As the narrative progresses, Hadley mirrors the position of the reader. She begins to learn more about Marian and attempts to wrestle with the character of the woman she will portray on film. However, the more Hadley learns about Marian, the more she realizes the inadequacy of her understanding. Marian’s life is so rich and complex that the script for the film (or the book upon which it is based) can only hope to capture a distant echo of Marian’s character. By placing the narratives of Marian and Hadley alongside one another, the novel’s structure illustrates the limitations of art. The film, the book, and any other art form could never hope to capture the totality of Marian Graves; so much is dependent on nuance, lost scraps of information, or truths that Marian sought to keep hidden.
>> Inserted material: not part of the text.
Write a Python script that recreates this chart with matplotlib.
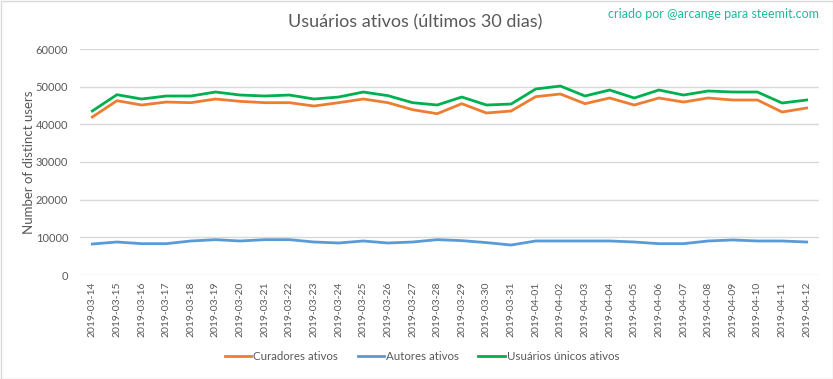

Jamie’s time in Seattle is one of the great tragedies of his life. He has always been compassionate, and his love for animals ensured his vegetarianism from a young age. When he meets Sarah, he quickly falls in love. Much as Caleb is to Marian, Sarah is to Jamie: She is the embodiment of unrequited romance who lives on the periphery of his life, always slightly out of reach. The compassion and the tenderness that first attracted Sarah to Jamie (and that led to his vegetarianism) are the same traits that undo their relationship. Sarah’s father works in the meatpacking industry and he cannot tolerate the idea of his daughter dating a vegetarian. His affection for Jamie vanishes instantly, and any prospect that Jamie and Sarah can ever be happy together vanishes as well. The greatest love of Jamie’s life is ironically undone by his loving disposition—his compassion.